In the earliest stages of the Universe, matter would attempt to collapse as the overdense regions would gravitationally draw additional mass in, but radiation would push back against that growth. Whereas the normal matter would interact with that radiation, being “bounced” back out when the density got too great, the dark matter would be insensitive to that effect. As a result, you would have two distinct types of behavior, superimposed atop one another:
- the behavior of the normal matter, which responded to gravity, radiation pressure, interactions with photons, as well as particle-particle interactions,
- and the behavior of dark matter, which responded to gravity and the effects of the changing environment around them, without any other interactions at all.

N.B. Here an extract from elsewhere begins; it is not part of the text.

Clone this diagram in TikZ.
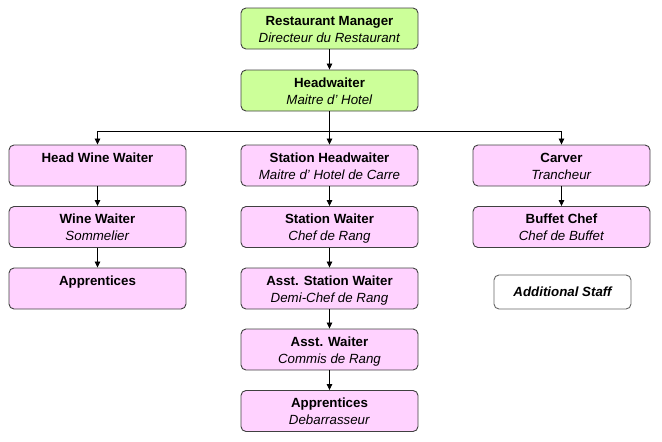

This natural laboratory — of the early Universe — is actually a phenomenal testing ground for dark matter. The reason is simple: when the gravitational imperfections in the Universe are small, there is a negligible amount of chaos. If we start with a small set of gravitational imperfections and a few simple ingredients (like normal matter, dark matter, neutrinos, and photons), we can calculate precisely how these imperfections will evolve as long as these imperfections are small compared to the overall matter density.
When are the imperfections small? In two places:
- at early cosmic times, before they’ve grown too significantly,
- and on large cosmic scales, which take much longer to experience large amounts of gravitational growth.

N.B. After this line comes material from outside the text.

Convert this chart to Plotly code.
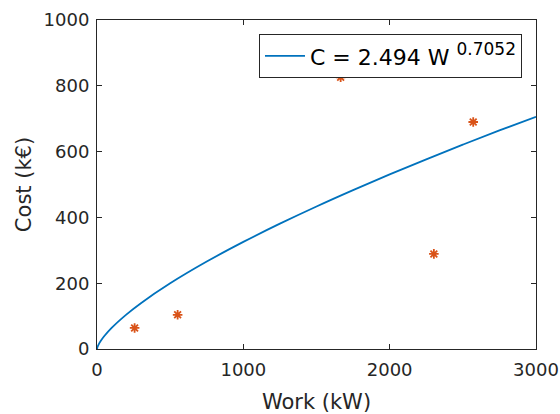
import plotly.graph_objects as go

# Fitted curve values
curve_w = [0, 2, 5, 10, 25, 50, 100, 200, 300, 500, 750, 1000, 1250, 1500, 1750, 2000, 2250, 2500, 2750, 3000]
curve_c = [0, 4.1, 7.8, 12.7, 24.1, 39.4, 64.2, 104.6, 139.3, 199.6, 265.7, 325.5, 380.9, 433.2, 482.9, 530.7, 576.6, 621.1, 664.3, 706.0]

# Data points
data_w = [257, 551, 1665, 2302, 2571]
data_c = [64, 104, 826, 289, 690]

x_ticks = [0, 1000, 2000, 3000]
y_ticks = [0, 200, 400, 600, 800, 1000]

FONT = "DejaVu Sans"
AX = "#262626"

fig = go.Figure()
fig.add_trace(go.Scatter(
    x=curve_w, y=curve_c, mode="lines", line=dict(color="#0072BD", width=1.8, shape="spline"),
    name='C = 2.494 W <sup><span style="font-size:17px">0.7052</span></sup>', showlegend=True,
))
fig.add_trace(go.Scatter(
    x=data_w, y=data_c, mode="markers",
    marker=dict(symbol="asterisk-open", size=8, color="#D95319", line=dict(color="#D95319", width=1.8)),
    showlegend=False,
))

axis_common = dict(
    showline=True, linecolor=AX, linewidth=1, mirror="ticks", ticks="inside", ticklen=5,
    tickcolor=AX, tickwidth=1, showgrid=False, zeroline=False, automargin=False,
    tickfont=dict(family=FONT, size=18, color=AX),
)
fig.update_xaxes(range=[0, 3000], tickvals=x_ticks, ticktext=[str(v) for v in x_ticks],
                 title=dict(text="Work (kW)", font=dict(family=FONT, size=21, color=AX), standoff=15),
                 ticklabelstandoff=4, **axis_common)
fig.update_yaxes(range=[0, 1000], tickvals=y_ticks, ticktext=[str(v) for v in y_ticks],
                 title=dict(text="Cost (k€)", font=dict(family=FONT, size=21, color=AX), standoff=6),
                 ticklabelstandoff=3, **axis_common)

fig.update_layout(
    width=560, height=414, margin=dict(l=97, r=24, t=20, b=65),
    paper_bgcolor="white", plot_bgcolor="white",
    font=dict(family=FONT, color="black"),
    legend=dict(x=0.369, y=0.957, xanchor="left", yanchor="top",
                bgcolor="white", bordercolor=AX, borderwidth=1,
                font=dict(family=FONT, size=22, color="black"), itemwidth=40),
)
fig.write_html("out.html", config={"displayModeBar": False},
               post_script="document.body.style.margin='0';document.body.style.overflow='hidden';")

This is why it’s so vital to look at both the large-scale structure of the Universe, where the predictions of dark matter can be extraordinarily well-calculated, and at the fluctuations imprinted in the cosmic microwave background, whose features are a relic of the Universe from just 380,000 years after the Big Bang. With modern data sets from enormous large-scale structure surveys like SDSS and all-sky cosmic microwave background surveys like those conducted by WMAP and Planck, dark matter’s exquisite agreement between theory and observations are slam dunks for cosmology.
If the observational successes weren’t so profound and unambiguous, dark matter would never have become the prevailing, accepted theory that it is today. A scientific consensus would not have arisen unless the direct evidence in favor of dark matter’s existence were overwhelming, and it is. While we still lack — and fervently search for — the critical direct-detection evidence we hope to find in terms of the particle theorized to be responsible for dark matter, the indirect evidence is so strong as to be decisive.
Astrophysically, dark matter (or something hitherto indistinguishable from it) explains an enormous suite of observations, including on the largest cosmic scales and at the earliest cosmic times: where there is the least theoretical uncertainty of all. At later times and on smaller scales, there are a lot of complications that arise, making simulations a necessity but also inherently fraught with uncertainties. When we look in the place where uncertainties are smallest, we also find the evidence that’s the strongest. In science, we often say that extraordinary claims require extraordinary evidence. When that evidence is present, however, you ignore it at your own peril.